[AusNOG] Vocus vs. Pipe - Was: Vocus peering traffic missingfrom PIPE-IX?
Chris Ricks
chris.ricks at securepay.com.au
Fri Nov 9 09:55:57 EST 2012
While that is true, mandated peering would do the same job.
On 09/11/12 09:22, Matthew Moyle-Croft wrote:
> The one major thing the "Gang of Four" arrangement has given Australia
> is functioning domestic interconnect. ie. the large networks all
> interconnect within Australia and do so in a way that means latency is
> sane. Am dealing with countries in other regions who actively use high
> latency (ie. sending your connectivity via another continent) as a way
> of trying to force you to buy THEIR transit product at high prices.
>
> MMC
>
>
>
>
> On Thu, Nov 8, 2012 at 12:10 PM, Mark Smith <markzzzsmith at yahoo.com.au
> <mailto:markzzzsmith at yahoo.com.au>> wrote:
>
> The assertion was peering is free / gratis / no money. That's
> clearly incorrect, and I don't think you need much more than a
> simplification to realise it.
>
> It's worth remembering that the actual definition of the word
> "peer" is
>
> "a person who is the same age or has the same social position or
> the same abilities as other people in a group"
>
> i.e. an *equal* based on a set of attributes.
>
> Using Verizon as an example, Verizon's peering T&Cs list who they
> consider to be somebody they'd be willing to directly peer with,
> with lower requirements in ASPAC verses the rest of the world.
> However, I doubt even Telstra would qualify, so it's likely that
> Verizon also would like to get out of the so-called Gang of Four
> arrangement, because they're being forced to peer with non-equals.
> Telstra would probably have the same view on Optus and AAPT, and
> Optus on AAPT. Considering that AAPT is no where near as big as
> the other 3 they'd be gaining the most and providing the least.
>
> Multilateral peering doesn't require the "peers" to be apparent
> equals, however it is aggregating together the value the small
> "peers" would provide such that there is value to the larger
> "peers" to connect. Everybody who connects gains more from
> connecting than it costs them. Those who choose not to connect, in
> their judgement, don't gain more from it than it would cost them,
> despite the many values of peering that Sam Silvester pointed out,
> other than just "cheaper than transit".
>
> Government forced peering means that some parties can get far more
> value out of the arrangement than others - it isn't mutually
> beneficial to everybody any more, in their individual perception.

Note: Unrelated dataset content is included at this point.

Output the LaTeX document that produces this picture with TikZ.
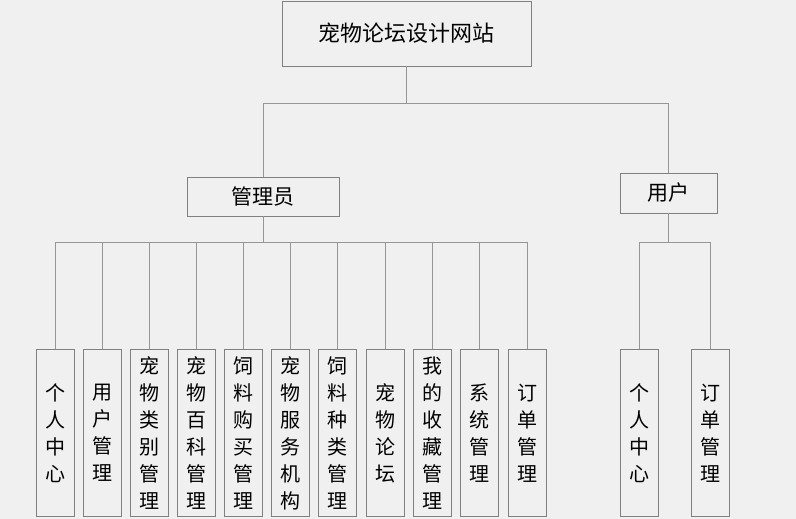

> If forced peering became the norm, could I force my residential
> ISP to peer with my home network, "for free"? If big networks must
> peer with smaller networks, then my home network qualifies as a
> small one.
>
>
>
> ----- Original Message -----
> > From: Bevan Slattery <bevan at slattery.net.au
> <mailto:bevan at slattery.net.au>>
> > To: Mark Smith <markzzzsmith at yahoo.com.au
> <mailto:markzzzsmith at yahoo.com.au>>; Luke Iggleden
> <luke+ausnog at sisgroup.com.au <mailto:luke%2Bausnog at sisgroup.com.au>>
> > Cc: "ausnog at lists.ausnog.net <mailto:ausnog at lists.ausnog.net>"
> <ausnog at lists.ausnog.net <mailto:ausnog at lists.ausnog.net>>
> > Sent: Thursday, 8 November 2012 2:12 PM
> > Subject: Re: [AusNOG] Vocus vs. Pipe - Was: Vocus peering
> traffic missingfrom PIPE-IX?
> >
> > And those that want to peer don't?
> >
> > TPG, iiNet and Nextgen are larger than AAPT and Verizon. In
> fact TPG and
> > iiNet are larger than Optus in the ADSL market.
> >
> > Oversimplification me thinks...
> >
> > [b]
> >
> >>>
> >>
> >> So the rack space, cable infrastructure, routers, electricity,
> 24x7 NOC
> >> etc. that you use to connect to them, *if* you qualify as a
> peer, is all
> >> free?
> >>
> >> Think about it. A company spends millions of dollars on
> equipment and
> >> installs fibre across Australia, and is then going to let
> everybody use
> >> it for gratis? That's a business plan to very rapidly go out of
> > business.
> >> I suspect the "free peering" myth has come from the days when
> > residential
> >> ADSL offered "free Pipe". The only reason it was "free"
> > to customers was
> >> that the ISP chose not to bill the customers for it.